■ WORK TO BE COMPLETED ■
Write out the data below exactly as given, without any of its pictures.

■ Code that draws figures ■
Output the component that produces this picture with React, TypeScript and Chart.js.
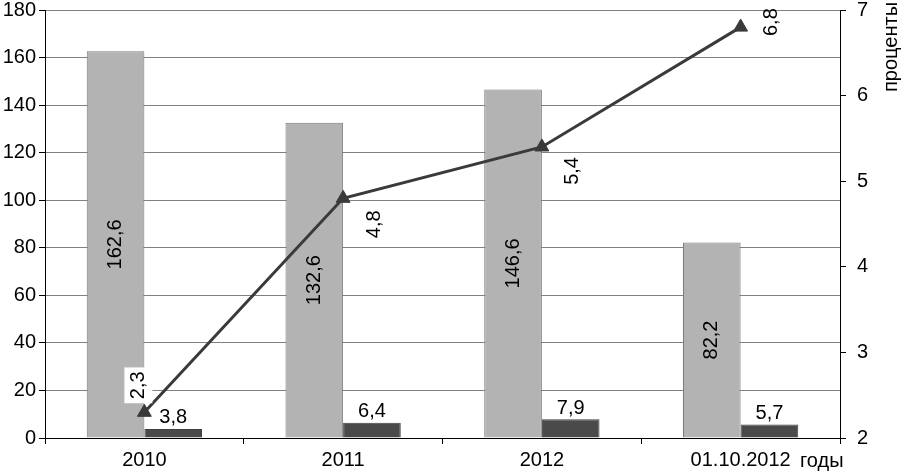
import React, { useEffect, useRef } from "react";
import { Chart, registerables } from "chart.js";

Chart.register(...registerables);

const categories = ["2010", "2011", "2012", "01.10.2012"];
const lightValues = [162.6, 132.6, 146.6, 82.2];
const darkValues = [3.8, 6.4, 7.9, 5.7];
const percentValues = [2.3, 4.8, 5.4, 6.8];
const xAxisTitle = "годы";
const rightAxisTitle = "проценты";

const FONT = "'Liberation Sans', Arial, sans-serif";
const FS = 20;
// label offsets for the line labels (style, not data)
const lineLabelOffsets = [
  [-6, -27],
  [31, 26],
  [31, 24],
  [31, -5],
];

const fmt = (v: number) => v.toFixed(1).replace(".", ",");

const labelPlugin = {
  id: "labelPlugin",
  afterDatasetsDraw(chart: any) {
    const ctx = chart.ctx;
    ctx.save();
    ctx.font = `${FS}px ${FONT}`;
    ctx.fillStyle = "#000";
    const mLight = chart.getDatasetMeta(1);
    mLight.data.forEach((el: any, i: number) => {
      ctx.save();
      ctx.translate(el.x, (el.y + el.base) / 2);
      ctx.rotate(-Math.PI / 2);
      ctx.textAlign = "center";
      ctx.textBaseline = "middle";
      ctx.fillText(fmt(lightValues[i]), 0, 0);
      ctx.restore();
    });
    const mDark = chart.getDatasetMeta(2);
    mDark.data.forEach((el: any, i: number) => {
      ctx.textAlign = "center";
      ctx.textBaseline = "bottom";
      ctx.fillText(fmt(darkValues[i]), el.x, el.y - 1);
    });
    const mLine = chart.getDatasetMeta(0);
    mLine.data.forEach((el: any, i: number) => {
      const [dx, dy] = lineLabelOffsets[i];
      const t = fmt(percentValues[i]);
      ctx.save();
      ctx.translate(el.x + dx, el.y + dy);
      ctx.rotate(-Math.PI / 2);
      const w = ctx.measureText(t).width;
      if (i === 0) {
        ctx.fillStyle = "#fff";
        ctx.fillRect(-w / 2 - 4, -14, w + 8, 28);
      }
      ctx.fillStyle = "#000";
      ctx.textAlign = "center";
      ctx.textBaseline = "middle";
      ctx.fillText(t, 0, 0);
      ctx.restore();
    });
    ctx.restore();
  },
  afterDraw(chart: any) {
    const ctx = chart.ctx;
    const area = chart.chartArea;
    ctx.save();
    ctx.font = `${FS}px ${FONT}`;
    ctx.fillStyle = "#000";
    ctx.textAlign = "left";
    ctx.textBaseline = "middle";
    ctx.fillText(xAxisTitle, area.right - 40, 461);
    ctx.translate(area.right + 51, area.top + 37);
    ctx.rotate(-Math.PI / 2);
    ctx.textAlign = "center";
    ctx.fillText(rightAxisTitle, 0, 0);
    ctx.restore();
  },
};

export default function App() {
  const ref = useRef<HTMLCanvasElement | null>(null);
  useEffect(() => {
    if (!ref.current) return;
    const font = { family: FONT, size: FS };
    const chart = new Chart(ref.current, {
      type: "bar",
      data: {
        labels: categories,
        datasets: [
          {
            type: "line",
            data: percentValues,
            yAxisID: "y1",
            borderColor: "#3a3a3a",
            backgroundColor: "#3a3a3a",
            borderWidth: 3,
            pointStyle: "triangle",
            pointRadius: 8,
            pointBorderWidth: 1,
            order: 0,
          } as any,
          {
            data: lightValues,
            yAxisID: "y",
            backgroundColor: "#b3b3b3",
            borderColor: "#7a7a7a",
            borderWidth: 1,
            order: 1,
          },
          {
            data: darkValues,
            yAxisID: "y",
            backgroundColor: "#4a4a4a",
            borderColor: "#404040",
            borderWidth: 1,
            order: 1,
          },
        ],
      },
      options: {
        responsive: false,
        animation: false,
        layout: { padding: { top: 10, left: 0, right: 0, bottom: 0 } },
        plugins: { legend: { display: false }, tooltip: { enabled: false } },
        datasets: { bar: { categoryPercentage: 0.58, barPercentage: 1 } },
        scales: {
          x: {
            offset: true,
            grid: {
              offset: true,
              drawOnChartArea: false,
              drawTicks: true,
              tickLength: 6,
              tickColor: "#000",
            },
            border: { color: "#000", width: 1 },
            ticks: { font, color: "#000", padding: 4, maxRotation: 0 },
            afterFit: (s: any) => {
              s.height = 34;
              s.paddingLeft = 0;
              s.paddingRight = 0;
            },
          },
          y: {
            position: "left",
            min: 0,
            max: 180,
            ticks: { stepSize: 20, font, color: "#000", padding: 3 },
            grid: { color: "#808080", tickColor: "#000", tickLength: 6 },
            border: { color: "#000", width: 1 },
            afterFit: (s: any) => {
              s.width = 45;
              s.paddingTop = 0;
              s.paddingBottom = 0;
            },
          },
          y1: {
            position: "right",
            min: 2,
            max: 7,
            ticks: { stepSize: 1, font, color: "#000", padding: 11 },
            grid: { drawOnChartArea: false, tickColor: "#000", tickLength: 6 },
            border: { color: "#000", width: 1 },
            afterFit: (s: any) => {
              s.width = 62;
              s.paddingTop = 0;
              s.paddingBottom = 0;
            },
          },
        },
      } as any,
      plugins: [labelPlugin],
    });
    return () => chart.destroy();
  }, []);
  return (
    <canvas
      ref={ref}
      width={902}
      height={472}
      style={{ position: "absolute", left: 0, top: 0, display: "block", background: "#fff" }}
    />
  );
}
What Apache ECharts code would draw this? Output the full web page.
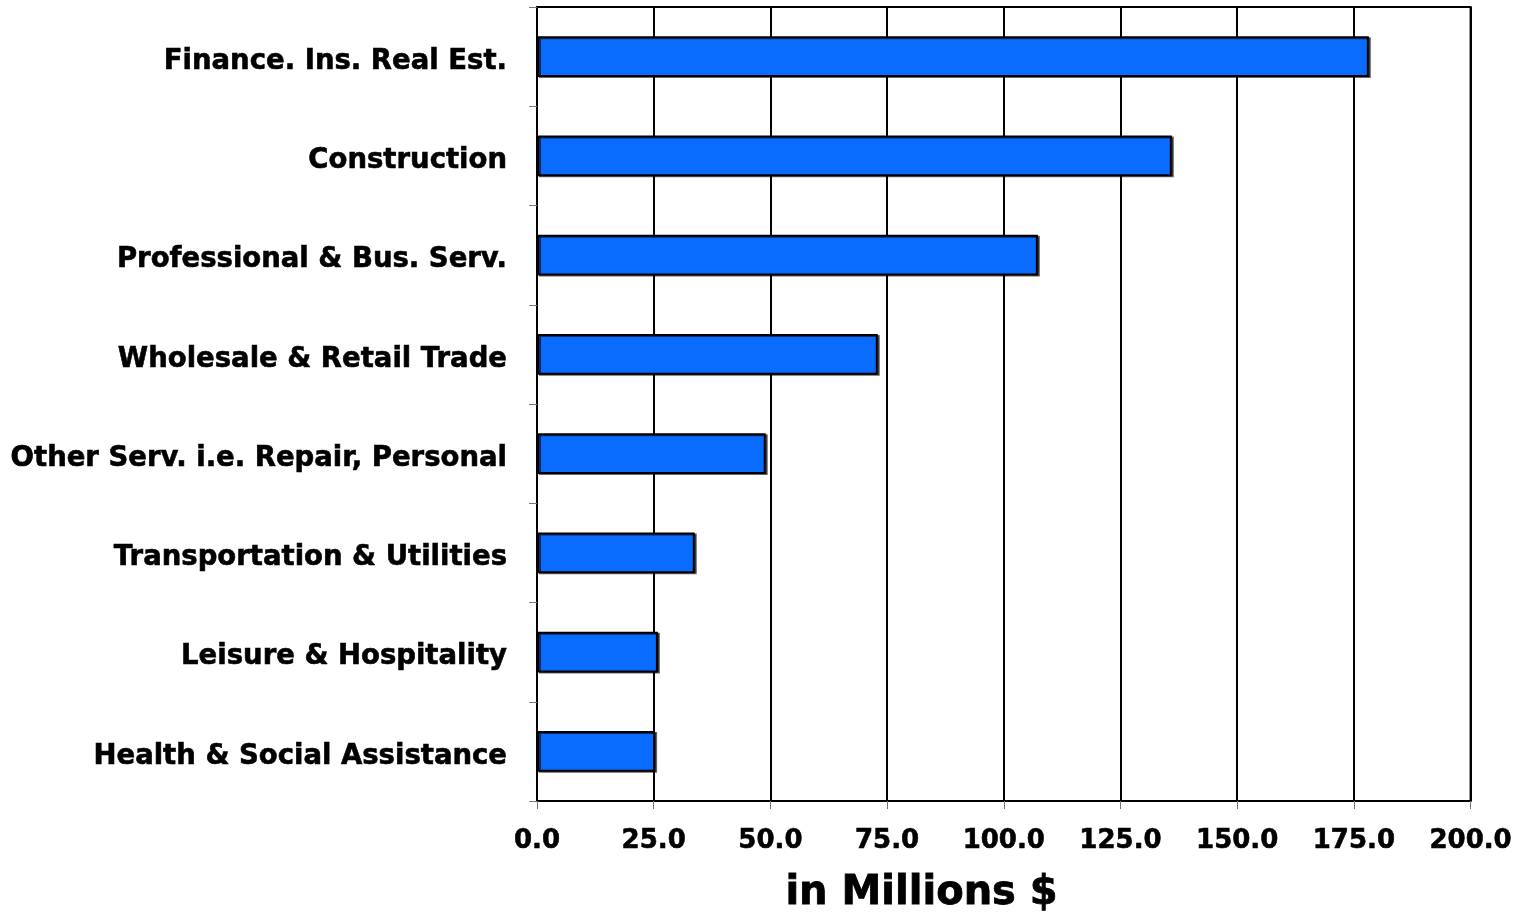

■ COMPLETE RESPONSE ■
Output the component that produces this picture with React, TypeScript and Chart.js.
import React, { useEffect, useRef } from "react";
import { Chart, registerables } from "chart.js";

Chart.register(...registerables);

const categories = ["2010", "2011", "2012", "01.10.2012"];
const lightValues = [162.6, 132.6, 146.6, 82.2];
const darkValues = [3.8, 6.4, 7.9, 5.7];
const percentValues = [2.3, 4.8, 5.4, 6.8];
const xAxisTitle = "годы";
const rightAxisTitle = "проценты";

const FONT = "'Liberation Sans', Arial, sans-serif";
const FS = 20;
// label offsets for the line labels (style, not data)
const lineLabelOffsets = [
  [-6, -27],
  [31, 26],
  [31, 24],
  [31, -5],
];

const fmt = (v: number) => v.toFixed(1).replace(".", ",");

const labelPlugin = {
  id: "labelPlugin",
  afterDatasetsDraw(chart: any) {
    const ctx = chart.ctx;
    ctx.save();
    ctx.font = `${FS}px ${FONT}`;
    ctx.fillStyle = "#000";
    const mLight = chart.getDatasetMeta(1);
    mLight.data.forEach((el: any, i: number) => {
      ctx.save();
      ctx.translate(el.x, (el.y + el.base) / 2);
      ctx.rotate(-Math.PI / 2);
      ctx.textAlign = "center";
      ctx.textBaseline = "middle";
      ctx.fillText(fmt(lightValues[i]), 0, 0);
      ctx.restore();
    });
    const mDark = chart.getDatasetMeta(2);
    mDark.data.forEach((el: any, i: number) => {
      ctx.textAlign = "center";
      ctx.textBaseline = "bottom";
      ctx.fillText(fmt(darkValues[i]), el.x, el.y - 1);
    });
    const mLine = chart.getDatasetMeta(0);
    mLine.data.forEach((el: any, i: number) => {
      const [dx, dy] = lineLabelOffsets[i];
      const t = fmt(percentValues[i]);
      ctx.save();
      ctx.translate(el.x + dx, el.y + dy);
      ctx.rotate(-Math.PI / 2);
      const w = ctx.measureText(t).width;
      if (i === 0) {
        ctx.fillStyle = "#fff";
        ctx.fillRect(-w / 2 - 4, -14, w + 8, 28);
      }
      ctx.fillStyle = "#000";
      ctx.textAlign = "center";
      ctx.textBaseline = "middle";
      ctx.fillText(t, 0, 0);
      ctx.restore();
    });
    ctx.restore();
  },
  afterDraw(chart: any) {
    const ctx = chart.ctx;
    const area = chart.chartArea;
    ctx.save();
    ctx.font = `${FS}px ${FONT}`;
    ctx.fillStyle = "#000";
    ctx.textAlign = "left";
    ctx.textBaseline = "middle";
    ctx.fillText(xAxisTitle, area.right - 40, 461);
    ctx.translate(area.right + 51, area.top + 37);
    ctx.rotate(-Math.PI / 2);
    ctx.textAlign = "center";
    ctx.fillText(rightAxisTitle, 0, 0);
    ctx.restore();
  },
};

export default function App() {
  const ref = useRef<HTMLCanvasElement | null>(null);
  useEffect(() => {
    if (!ref.current) return;
    const font = { family: FONT, size: FS };
    const chart = new Chart(ref.current, {
      type: "bar",
      data: {
        labels: categories,
        datasets: [
          {
            type: "line",
            data: percentValues,
            yAxisID: "y1",
            borderColor: "#3a3a3a",
            backgroundColor: "#3a3a3a",
            borderWidth: 3,
            pointStyle: "triangle",
            pointRadius: 8,
            pointBorderWidth: 1,
            order: 0,
          } as any,
          {
            data: lightValues,
            yAxisID: "y",
            backgroundColor: "#b3b3b3",
            borderColor: "#7a7a7a",
            borderWidth: 1,
            order: 1,
          },
          {
            data: darkValues,
            yAxisID: "y",
            backgroundColor: "#4a4a4a",
            borderColor: "#404040",
            borderWidth: 1,
            order: 1,
          },
        ],
      },
      options: {
        responsive: false,
        animation: false,
        layout: { padding: { top: 10, left: 0, right: 0, bottom: 0 } },
        plugins: { legend: { display: false }, tooltip: { enabled: false } },
        datasets: { bar: { categoryPercentage: 0.58, barPercentage: 1 } },
        scales: {
          x: {
            offset: true,
            grid: {
              offset: true,
              drawOnChartArea: false,
              drawTicks: true,
              tickLength: 6,
              tickColor: "#000",
            },
            border: { color: "#000", width: 1 },
            ticks: { font, color: "#000", padding: 4, maxRotation: 0 },
            afterFit: (s: any) => {
              s.height = 34;
              s.paddingLeft = 0;
              s.paddingRight = 0;
            },
          },
          y: {
            position: "left",
            min: 0,
            max: 180,
            ticks: { stepSize: 20, font, color: "#000", padding: 3 },
            grid: { color: "#808080", tickColor: "#000", tickLength: 6 },
            border: { color: "#000", width: 1 },
            afterFit: (s: any) => {
              s.width = 45;
              s.paddingTop = 0;
              s.paddingBottom = 0;
            },
          },
          y1: {
            position: "right",
            min: 2,
            max: 7,
            ticks: { stepSize: 1, font, color: "#000", padding: 11 },
            grid: { drawOnChartArea: false, tickColor: "#000", tickLength: 6 },
            border: { color: "#000", width: 1 },
            afterFit: (s: any) => {
              s.width = 62;
              s.paddingTop = 0;
              s.paddingBottom = 0;
            },
          },
        },
      } as any,
      plugins: [labelPlugin],
    });
    return () => chart.destroy();
  }, []);
  return (
    <canvas
      ref={ref}
      width={902}
      height={472}
      style={{ position: "absolute", left: 0, top: 0, display: "block", background: "#fff" }}
    />
  );
}
What Apache ECharts code would draw this? Output the full web page.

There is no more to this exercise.